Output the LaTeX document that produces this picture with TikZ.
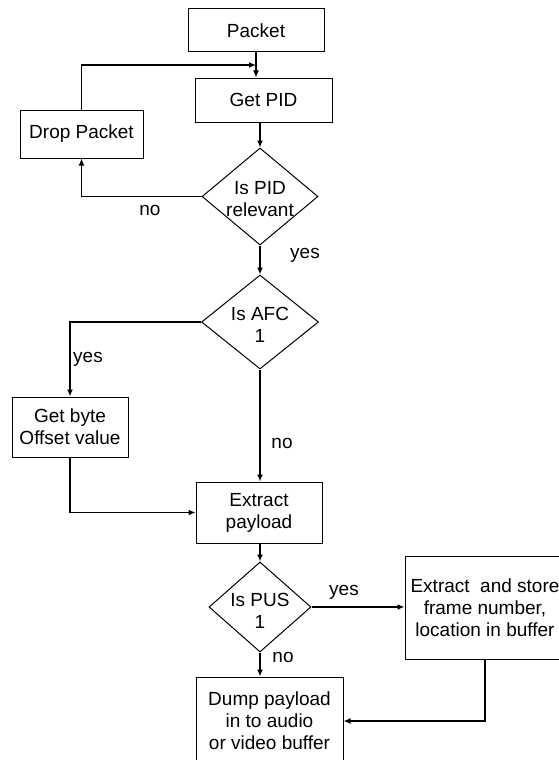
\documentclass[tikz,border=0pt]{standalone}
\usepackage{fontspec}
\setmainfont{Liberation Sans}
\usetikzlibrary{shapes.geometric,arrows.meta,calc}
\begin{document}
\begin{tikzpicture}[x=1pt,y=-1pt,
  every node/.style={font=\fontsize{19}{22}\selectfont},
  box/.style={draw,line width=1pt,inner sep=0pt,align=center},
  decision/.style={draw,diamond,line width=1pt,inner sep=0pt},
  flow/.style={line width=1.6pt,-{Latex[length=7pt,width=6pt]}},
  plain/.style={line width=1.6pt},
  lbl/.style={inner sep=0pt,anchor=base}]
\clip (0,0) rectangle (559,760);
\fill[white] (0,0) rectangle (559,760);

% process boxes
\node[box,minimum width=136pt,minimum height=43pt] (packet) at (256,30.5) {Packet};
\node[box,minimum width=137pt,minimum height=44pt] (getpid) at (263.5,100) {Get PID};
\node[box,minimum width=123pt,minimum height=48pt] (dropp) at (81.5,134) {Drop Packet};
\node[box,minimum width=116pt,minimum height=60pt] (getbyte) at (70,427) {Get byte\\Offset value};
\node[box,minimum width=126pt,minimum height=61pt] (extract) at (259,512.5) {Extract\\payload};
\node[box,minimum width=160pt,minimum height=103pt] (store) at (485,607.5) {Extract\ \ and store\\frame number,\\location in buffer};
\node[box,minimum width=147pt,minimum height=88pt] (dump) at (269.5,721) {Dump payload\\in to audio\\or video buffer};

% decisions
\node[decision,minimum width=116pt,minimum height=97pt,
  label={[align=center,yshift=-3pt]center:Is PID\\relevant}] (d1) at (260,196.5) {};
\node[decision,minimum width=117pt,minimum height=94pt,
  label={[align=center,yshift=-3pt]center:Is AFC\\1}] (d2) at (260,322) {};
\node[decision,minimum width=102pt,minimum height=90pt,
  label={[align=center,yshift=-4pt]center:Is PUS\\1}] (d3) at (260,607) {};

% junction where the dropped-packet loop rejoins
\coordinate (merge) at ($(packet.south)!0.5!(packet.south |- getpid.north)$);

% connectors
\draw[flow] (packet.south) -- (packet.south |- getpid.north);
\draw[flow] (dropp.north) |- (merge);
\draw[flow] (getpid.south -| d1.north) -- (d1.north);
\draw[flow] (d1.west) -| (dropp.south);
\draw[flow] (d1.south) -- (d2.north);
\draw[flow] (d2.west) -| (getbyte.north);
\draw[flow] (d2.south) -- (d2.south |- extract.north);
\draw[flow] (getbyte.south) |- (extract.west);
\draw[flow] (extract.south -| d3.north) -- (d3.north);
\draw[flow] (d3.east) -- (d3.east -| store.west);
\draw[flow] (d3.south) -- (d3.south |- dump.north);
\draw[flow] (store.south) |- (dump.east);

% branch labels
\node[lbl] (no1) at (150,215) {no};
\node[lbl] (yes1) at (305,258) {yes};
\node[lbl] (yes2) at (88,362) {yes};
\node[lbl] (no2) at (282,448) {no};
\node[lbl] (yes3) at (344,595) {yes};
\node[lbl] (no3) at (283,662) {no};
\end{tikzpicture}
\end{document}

========

## SHORT PROBLEM
Reproduce the material word for word, minus the images.

## WRITTEN SOLUTION
Output the LaTeX document that produces this picture with TikZ.
\documentclass[tikz,border=0pt]{standalone}
\usepackage{fontspec}
\setmainfont{Liberation Sans}
\usetikzlibrary{shapes.geometric,arrows.meta,calc}
\begin{document}
\begin{tikzpicture}[x=1pt,y=-1pt,
  every node/.style={font=\fontsize{19}{22}\selectfont},
  box/.style={draw,line width=1pt,inner sep=0pt,align=center},
  decision/.style={draw,diamond,line width=1pt,inner sep=0pt},
  flow/.style={line width=1.6pt,-{Latex[length=7pt,width=6pt]}},
  plain/.style={line width=1.6pt},
  lbl/.style={inner sep=0pt,anchor=base}]
\clip (0,0) rectangle (559,760);
\fill[white] (0,0) rectangle (559,760);

% process boxes
\node[box,minimum width=136pt,minimum height=43pt] (packet) at (256,30.5) {Packet};
\node[box,minimum width=137pt,minimum height=44pt] (getpid) at (263.5,100) {Get PID};
\node[box,minimum width=123pt,minimum height=48pt] (dropp) at (81.5,134) {Drop Packet};
\node[box,minimum width=116pt,minimum height=60pt] (getbyte) at (70,427) {Get byte\\Offset value};
\node[box,minimum width=126pt,minimum height=61pt] (extract) at (259,512.5) {Extract\\payload};
\node[box,minimum width=160pt,minimum height=103pt] (store) at (485,607.5) {Extract\ \ and store\\frame number,\\location in buffer};
\node[box,minimum width=147pt,minimum height=88pt] (dump) at (269.5,721) {Dump payload\\in to audio\\or video buffer};

% decisions
\node[decision,minimum width=116pt,minimum height=97pt,
  label={[align=center,yshift=-3pt]center:Is PID\\relevant}] (d1) at (260,196.5) {};
\node[decision,minimum width=117pt,minimum height=94pt,
  label={[align=center,yshift=-3pt]center:Is AFC\\1}] (d2) at (260,322) {};
\node[decision,minimum width=102pt,minimum height=90pt,
  label={[align=center,yshift=-4pt]center:Is PUS\\1}] (d3) at (260,607) {};

% junction where the dropped-packet loop rejoins
\coordinate (merge) at ($(packet.south)!0.5!(packet.south |- getpid.north)$);

% connectors
\draw[flow] (packet.south) -- (packet.south |- getpid.north);
\draw[flow] (dropp.north) |- (merge);
\draw[flow] (getpid.south -| d1.north) -- (d1.north);
\draw[flow] (d1.west) -| (dropp.south);
\draw[flow] (d1.south) -- (d2.north);
\draw[flow] (d2.west) -| (getbyte.north);
\draw[flow] (d2.south) -- (d2.south |- extract.north);
\draw[flow] (getbyte.south) |- (extract.west);
\draw[flow] (extract.south -| d3.north) -- (d3.north);
\draw[flow] (d3.east) -- (d3.east -| store.west);
\draw[flow] (d3.south) -- (d3.south |- dump.north);
\draw[flow] (store.south) |- (dump.east);

% branch labels
\node[lbl] (no1) at (150,215) {no};
\node[lbl] (yes1) at (305,258) {yes};
\node[lbl] (yes2) at (88,362) {yes};
\node[lbl] (no2) at (282,448) {no};
\node[lbl] (yes3) at (344,595) {yes};
\node[lbl] (no3) at (283,662) {no};
\end{tikzpicture}
\end{document}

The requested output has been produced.